In North America, obesity is the most common preventable disease in cats. Approximately 25-35% of the general feline population is obese, with 40-45% of cats aged 5-11 years old weighing in higher than normal.
What is obesity?
Obesity is an accumulation of excess body fat. Extra body weight and extra body fat tend to go hand in hand, so most overweight cats will have excess body fat.
Body weight is easy to measure when assessing if a cat is overweight or obese – easier than trying to measure body fat. Using body weight as a guide, cats are considered to be overweight when they weigh 10-20% above their ideal body weight. They’re considered obese when they weigh 20% or more above their ideal body weight.
What are the risks with obesity?
Excess fat negatively impacts a cat’s health and longevity. Even being moderately overweight reduces feline life expectancy. While the same study does not yet exist for cats, we have very compelling data that links excess weight and decreased life expectancy in dogs.
A large, lifetime study of Labrador retrievers found that a moderately overweight group of dogs lived nearly two years less than their leaner counterparts. It‘s a sobering statistic as it was always accepted that heavy dogs lived a shorter time than lean dogs, but by only 6-12 months. It’s reasonable to expect we would see similar results in a study performed on overweight cats.
Previously, fat was considered to be relatively inert tissue, simply storing excess energy calories and adding to body mass. Scientific evidence now reveals that fat tissue is biologically active, however. It secretes inflammatory hormones and creates oxidative stress on the body’s tissue, both of which contribute to many diseases. Thinking of obesity as a chronic, low-level inflammatory condition is a new paradigm.
Obese cats develop an increased risk for:
- cancers of all types, diabetes mellitus, heart disease and hypertension,
- osteoarthritis and a faster degeneration of affected joints,
- Feline lower urinary tract disease (FLUTD), and
- anesthetic complications
Obese cats who stop eating are at great risk for developing a potentially life-threatening condition called hepatic lipidosis – a devastating upset of normal liver function. Other potential complications of obesity in cats include skin problems and reduced immune system function.

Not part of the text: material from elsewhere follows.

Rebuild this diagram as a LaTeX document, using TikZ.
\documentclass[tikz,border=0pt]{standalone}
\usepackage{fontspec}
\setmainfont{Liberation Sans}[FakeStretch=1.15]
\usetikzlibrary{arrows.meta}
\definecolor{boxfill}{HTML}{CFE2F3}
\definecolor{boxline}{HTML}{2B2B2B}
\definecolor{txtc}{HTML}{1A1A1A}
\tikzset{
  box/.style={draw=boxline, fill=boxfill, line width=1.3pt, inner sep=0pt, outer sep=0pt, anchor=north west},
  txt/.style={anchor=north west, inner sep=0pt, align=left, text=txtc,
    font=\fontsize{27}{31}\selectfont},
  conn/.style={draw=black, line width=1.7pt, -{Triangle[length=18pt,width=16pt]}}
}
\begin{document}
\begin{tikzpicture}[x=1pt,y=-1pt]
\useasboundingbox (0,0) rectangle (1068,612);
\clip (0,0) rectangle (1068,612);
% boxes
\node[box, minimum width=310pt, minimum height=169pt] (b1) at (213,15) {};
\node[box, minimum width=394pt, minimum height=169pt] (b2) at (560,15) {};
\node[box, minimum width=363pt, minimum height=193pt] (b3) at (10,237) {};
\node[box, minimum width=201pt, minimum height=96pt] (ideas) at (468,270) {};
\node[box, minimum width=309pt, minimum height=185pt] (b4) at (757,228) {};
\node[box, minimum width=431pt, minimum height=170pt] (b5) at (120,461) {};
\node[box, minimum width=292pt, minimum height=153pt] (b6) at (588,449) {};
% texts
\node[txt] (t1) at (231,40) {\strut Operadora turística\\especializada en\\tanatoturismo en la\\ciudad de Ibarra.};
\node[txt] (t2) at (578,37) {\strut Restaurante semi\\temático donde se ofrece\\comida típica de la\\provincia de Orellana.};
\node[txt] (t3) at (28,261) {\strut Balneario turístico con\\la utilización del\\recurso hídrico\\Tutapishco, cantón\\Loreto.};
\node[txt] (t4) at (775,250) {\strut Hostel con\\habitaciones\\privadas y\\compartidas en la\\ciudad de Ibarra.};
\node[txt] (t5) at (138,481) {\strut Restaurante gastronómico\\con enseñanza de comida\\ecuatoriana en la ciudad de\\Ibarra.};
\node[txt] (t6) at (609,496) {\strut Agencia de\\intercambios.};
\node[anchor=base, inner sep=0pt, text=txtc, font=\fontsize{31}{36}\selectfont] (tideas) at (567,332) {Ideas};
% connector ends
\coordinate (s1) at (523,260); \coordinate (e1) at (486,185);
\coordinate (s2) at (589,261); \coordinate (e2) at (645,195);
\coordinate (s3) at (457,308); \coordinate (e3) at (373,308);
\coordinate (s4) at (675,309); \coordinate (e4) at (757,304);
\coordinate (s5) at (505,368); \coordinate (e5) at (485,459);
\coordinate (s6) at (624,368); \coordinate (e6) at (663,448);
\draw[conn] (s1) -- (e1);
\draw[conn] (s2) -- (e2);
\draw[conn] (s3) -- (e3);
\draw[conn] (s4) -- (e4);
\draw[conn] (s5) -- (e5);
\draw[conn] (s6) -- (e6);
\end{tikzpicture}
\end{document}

How do I know if my cat is obese?
The very first step in dealing with an overweight or obese cat is to recognize and acknowledge that there is a problem. Unfortunately, we are inundated with images in the media of cats that are consistently too heavy, which makes it challenging to understand what normal looks like. Your veterinarian and the veterinary health care team can assist with an assessment.

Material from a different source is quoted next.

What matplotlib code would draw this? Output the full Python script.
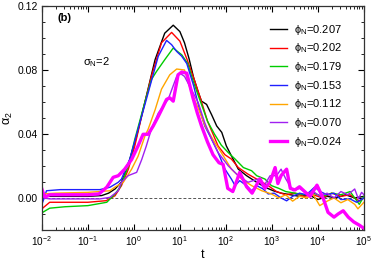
import numpy as np
import matplotlib
matplotlib.use("Agg")
import matplotlib.pyplot as plt
from matplotlib.ticker import LogLocator, MultipleLocator, NullFormatter, FixedLocator

plt.rcParams['font.family'] = ['Liberation Sans', 'DejaVu Sans']
plt.rcParams['mathtext.fontset'] = 'custom'
plt.rcParams['mathtext.rm'] = 'Liberation Sans'
plt.rcParams['mathtext.it'] = 'Liberation Sans'
plt.rcParams['mathtext.sf'] = 'Liberation Sans'

# ---- data: log10(t) and alpha_2 for each packing fraction ----
labels = ["0.207", "0.202", "0.179", "0.153", "0.112", "0.070", "0.024"]
colors = ["#000000", "#ff0000", "#00cc00", "#2020ff", "#ffa500", "#a020f0", "#ff00ff"]
xtick_exponents = [-2, -1, 0, 1, 2, 3, 4, 5]

logt_207 = [-2.0, -1.9, -1.8, -1.5, -1.0, -0.7, -0.55, -0.41, -0.27, -0.13, 0.06, 0.24, 0.46, 0.67, 0.855,
            1.0, 1.1, 1.2, 1.3, 1.4, 1.47, 1.58, 1.69, 1.8, 1.91, 2.01, 2.12, 2.27, 2.45, 2.67, 2.85, 3.03,
            3.2, 3.4, 3.6, 3.8, 4.0, 4.2, 4.4, 4.6, 4.8, 5.0]
a2_207 = [0.0, 0.001, 0.001, 0.001, 0.001, 0.0015, 0.003, 0.0056, 0.0099, 0.020, 0.0387, 0.060, 0.0864, 0.103, 0.108,
          0.104, 0.097, 0.087, 0.075, 0.066, 0.0605, 0.0585, 0.052, 0.045, 0.041, 0.0325, 0.0263, 0.018, 0.0139,
          0.0098, 0.0067, 0.0045, 0.003, 0.002, 0.001, 0.002, -0.001, 0.001, 0.0, 0.002, 0.0, 0.001]

logt_202 = [-2.0, -1.83, -1.5, -1.0, -0.6, -0.41, -0.27, -0.12, 0.02, 0.2, 0.38, 0.6, 0.82, 1.0, 1.15, 1.3,
            1.45, 1.6, 1.83, 1.98, 2.12, 2.27, 2.48, 2.67, 2.92, 3.1, 3.3, 3.5, 3.7, 3.9, 4.1, 4.3, 4.5, 4.7,
            4.9, 5.0]
a2_202 = [-0.0068, -0.0027, -0.0027, -0.0027, -0.0017, 0.0014, 0.0077, 0.018, 0.0325, 0.055, 0.076, 0.097,
          0.1035, 0.098, 0.087, 0.075, 0.062, 0.048, 0.0325, 0.027, 0.0243, 0.019, 0.0149, 0.0118, 0.0077,
          0.004, 0.002, 0.003, 0.001, 0.002, 0.0, 0.003, 0.001, 0.002, -0.002, 0.0]

logt_179 = [-2.0, -1.83, -1.5, -1.0, -0.59, -0.41, -0.30, -0.12, 0.02, 0.24, 0.38, 0.49, 0.67, 0.855, 1.04,
            1.17, 1.3, 1.45, 1.6, 1.75, 1.9, 2.05, 2.2, 2.38, 2.56, 2.67, 2.85, 2.99, 3.15, 3.3, 3.5, 3.7,
            3.9, 4.1, 4.3, 4.5, 4.7, 4.9, 5.0]
a2_179 = [-0.0093, -0.0064, -0.0055, -0.0048, -0.0027, 0.0025, 0.0068, 0.020, 0.0367, 0.060, 0.074, 0.079,
          0.0864, 0.0937, 0.0895, 0.084, 0.072, 0.06, 0.048, 0.04, 0.033, 0.0284, 0.0243, 0.019, 0.017,
          0.0139, 0.0118, 0.0077, 0.006, 0.004, 0.003, 0.002, 0.003, 0.001, 0.003, 0.002, 0.004, -0.004, 0.001]

logt_153 = [-2.0, -1.95, -1.9, -1.6, -1.0, -0.74, -0.52, -0.34, -0.27, -0.09, 0.09, 0.31, 0.53, 0.71, 0.82,
            0.93, 1.04, 1.15, 1.3, 1.42, 1.54, 1.69, 1.83, 1.98, 2.12, 2.2, 2.3, 2.45, 2.56, 2.67, 2.81, 2.92,
            3.05, 3.2, 3.32, 3.45, 3.6, 3.75, 3.93, 4.05, 4.2, 4.35, 4.5, 4.7, 4.84, 5.0]
a2_153 = [-0.004, 0.0, 0.0045, 0.0052, 0.0052, 0.0052, 0.0067, 0.0098, 0.0118, 0.0243, 0.0429, 0.0657, 0.0886,
          0.0985, 0.0958, 0.0916, 0.0886, 0.084, 0.07, 0.056, 0.045, 0.0367, 0.0284, 0.018, 0.0118, 0.0077,
          0.0108, 0.0077, 0.0045, 0.0077, 0.0056, 0.0025, 0.003, 0.0, -0.0018, 0.001, 0.003, 0.002, 0.0068,
          0.004, 0.002, 0.003, -0.001, -0.0006, -0.0027, 0.0]

logt_112 = [-2.0, -1.7, -1.0, -0.52, -0.41, -0.23, -0.05, 0.09, 0.24, 0.31, 0.46, 0.6, 0.78, 0.93, 1.1, 1.25,
            1.4, 1.55, 1.76, 1.9, 2.12, 2.34, 2.56, 2.78, 2.99, 3.15, 3.3, 3.45, 3.6, 3.75, 3.9, 4.04, 4.2,
            4.35, 4.5, 4.65, 4.8, 4.87, 5.0]
a2_112 = [0.0025, 0.003, 0.0035, 0.0045, 0.0068, 0.0098, 0.018, 0.026, 0.0387, 0.043, 0.055, 0.068, 0.077,
          0.0806, 0.080, 0.066, 0.056, 0.045, 0.0346, 0.0284, 0.018, 0.0118, 0.0077, 0.0045, 0.0025, 0.0,
          0.002, -0.002, 0.001, 0.0, 0.002, -0.0048, -0.002, 0.0, -0.003, -0.001, -0.004, -0.0068, -0.0027]

logt_070 = [-2.0, -1.83, -1.0, -0.74, -0.52, -0.34, -0.27, -0.12, 0.06, 0.17, 0.27, 0.38, 0.53, 0.75, 0.93,
            1.0, 1.1, 1.25, 1.4, 1.54, 1.69, 1.83, 2.05, 2.27, 2.48, 2.7, 2.81, 2.96, 3.1, 3.2, 3.3, 3.46,
            3.6, 3.75, 3.9, 4.05, 4.2, 4.35, 4.5, 4.65, 4.8, 4.88, 4.95, 5.0]
a2_070 = [0.0004, -0.0006, -0.0006, -0.0006, 0.0004, 0.0045, 0.0099, 0.014, 0.016, 0.024, 0.0325, 0.043,
          0.053, 0.062, 0.076, 0.078, 0.076, 0.0678, 0.0595, 0.047, 0.0367, 0.0284, 0.0201, 0.0139, 0.0098,
          0.0118, 0.0067, 0.0139, 0.0139, 0.018, 0.012, 0.0045, 0.006, 0.003, 0.004, 0.001, 0.003, 0.0,
          0.004, 0.002, 0.0056, -0.0006, 0.0035, 0.002]

logt_024 = [-2.0, -1.97, -1.93, -1.83, -1.0, -0.76, -0.59, -0.45, -0.34, -0.2, -0.05, 0.09, 0.2, 0.31, 0.42,
            0.53, 0.64, 0.71, 0.78, 0.855, 0.96, 1.04, 1.15, 1.28, 1.38, 1.47, 1.6, 1.72, 1.85, 1.94, 2.04,
            2.15, 2.24, 2.3, 2.45, 2.57, 2.74, 2.85, 2.96, 3.07, 3.13, 3.2, 3.32, 3.4, 3.5, 3.6, 3.75, 3.83,
            3.98, 4.12, 4.22, 4.35, 4.44, 4.55, 4.66, 4.78, 4.9, 5.0]
a2_024 = [0.0056, 0.003, 0.0006, 0.002, 0.002, 0.0025, 0.0067, 0.0129, 0.0139, 0.018, 0.024, 0.0325, 0.0398,
          0.0398, 0.045, 0.051, 0.0574, 0.0616, 0.0626, 0.0605, 0.077, 0.0787, 0.078, 0.063, 0.053, 0.045,
          0.035, 0.027, 0.022, 0.021, 0.006, 0.004, 0.011, 0.016, 0.007, 0.003, 0.012, 0.006, 0.01, 0.019,
          0.009, 0.014, 0.018, 0.006, 0.005, 0.007, 0.003, 0.001, 0.008, -0.0006, -0.009, -0.012, -0.01,
          -0.008, -0.012, -0.015, -0.017, -0.019]

series_logt = [logt_207, logt_202, logt_179, logt_153, logt_112, logt_070, logt_024]
series_a2 = [a2_207, a2_202, a2_179, a2_153, a2_112, a2_070, a2_024]
linewidths = [1.0, 1.0, 1.0, 1.0, 1.0, 1.0, 2.4]

fig = plt.figure(figsize=(3.74, 2.61), dpi=100)
ax = fig.add_axes([0.112, 0.119, 0.861, 0.858])

ax.axhline(0.0, color="#555555", lw=0.7, ls=(0, (3, 2)), zorder=1)

for lab, col, lt, a2, lw in zip(labels, colors, series_logt, series_a2, linewidths):
    t = 10.0 ** np.asarray(lt)
    ax.plot(t, a2, color=col, lw=lw, label=r"$\phi_{\rm N}$=" + lab, zorder=2)

ax.set_xscale("log")
ax.set_xlim(1e-2, 1e5)
ax.set_ylim(-0.02, 0.12)
ax.set_yticks([0.0, 0.04, 0.08, 0.12])
ax.set_yticklabels(["0.00", "0.04", "0.08", "0.12"])
ax.yaxis.set_minor_locator(MultipleLocator(0.01))
ax.set_xticks([10.0 ** e for e in xtick_exponents])
ax.set_xticklabels([r"$10^{%d}$" % e for e in xtick_exponents])
minor_x = [m * 10.0 ** e for e in xtick_exponents[:-1] for m in range(2, 10)]
ax.xaxis.set_minor_locator(FixedLocator(minor_x))
ax.xaxis.set_minor_formatter(NullFormatter())
ax.tick_params(which="both", direction="in", top=True, right=True, labelsize=7.5, pad=3)
ax.tick_params(axis="x", which="major", labelsize=7.2)
ax.tick_params(which="major", length=4, width=0.8)
ax.tick_params(which="minor", length=2, width=0.6)
for s in ax.spines.values():
    s.set_linewidth(0.9)
    s.set_color("#333333")

ax.set_xlabel("t", fontsize=9, labelpad=1)
ax.set_ylabel(r"$\alpha_2$", fontsize=9, labelpad=2)

ax.text(0.05, 0.945, "(b)", transform=ax.transAxes, fontsize=8, fontweight="bold", va="center")
ax.text(0.128, 0.75, r"$\sigma_{\rm N}$=2", transform=ax.transAxes, fontsize=8, va="center")

ax.legend(loc="upper left", bbox_to_anchor=(0.70, 0.935), frameon=False, fontsize=8,
          handlelength=1.6, handletextpad=0.6, labelspacing=0.42, borderaxespad=0.0,
          borderpad=0.2)

fig.savefig("out.png", dpi=100)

Rib coverage is not only an important measurement to help you identify if your cat is overweight, but it’s also easy for you to do at home, on your own. If you hold your hand palm down and feel your knuckles with the flats of the fingers on the opposite hand, this is how your cat’s ribs should feel just behind the shoulder blades. It’s also a good method for measuring weight loss progress between formal weigh-ins.
Your veterinary health care team will provide an estimated ideal body weight to use as a target, but it is important that they also do regular body condition assessments to ensure progress is being made toward normal body weight and body condition. Most veterinary practices use a body condition scoring system on a scale of either 1-5 (3 is normal) or 1-9 (4.5 is normal).
How do I adjust my cat’s meals to help him lose weight?
Once you’ve identified that your cat is overweight or obese, it is important to adjust feedings specifically for weight loss – using a specific nutritional product, a specific portion and a specific meal frequency. There are scientifically formulated nutritional products to help with healthy and safe weight reduction in cats. It is not appropriate to simply reduce the volume of their current food. This will cause malnourishment over time.
It is appropriate and important to feed a nutritional product that has lower overall calorie density, yet maintains an appropriate nutrient balance. The veterinary health care team can help you determine which nutritional products are best for your cat.
Once the new food has been selected and the new portions are determined, it is critical that you be consistent with feeding – portions and meal frequency – and to resist the temptation to provide inappropriate snacks. Fresh or frozen green beans, broccoli, and cauliflower, as well as air-popped popcorn all make excellent snacks if approved by your veterinarian.
Regular weigh-ins, every 2-3 weeks, are an important component of successful feline weight loss and it keeps everyone accountable. Weight Watchers® has been using this principle for decades. It is important to verify weight loss, to ensure that weight loss is neither too rapid nor excessive, and to determine when enough weight has been lost.
What happens when we reach our weight loss goal?
Once an ideal body weight and condition has been achieved, it is important to maintain. Once again, the veterinary health care team can help you find an appropriate food and portion for weight maintenance.
Portion control is critical at this stage to prevent regaining weight. After so much hard work, a relapse in obesity would be unfortunate. Yo-yo weight loss and gain is no healthier for cats than for humans. The benefits of normalizing body weight and condition make the effort well worth it!
Reference: Small Animal Clinical Nutrition, 5th edition; Hand M, Thatcher C, Remillard R, Roudebush P, Novotny B eds.; Mark Morris Institute 2010.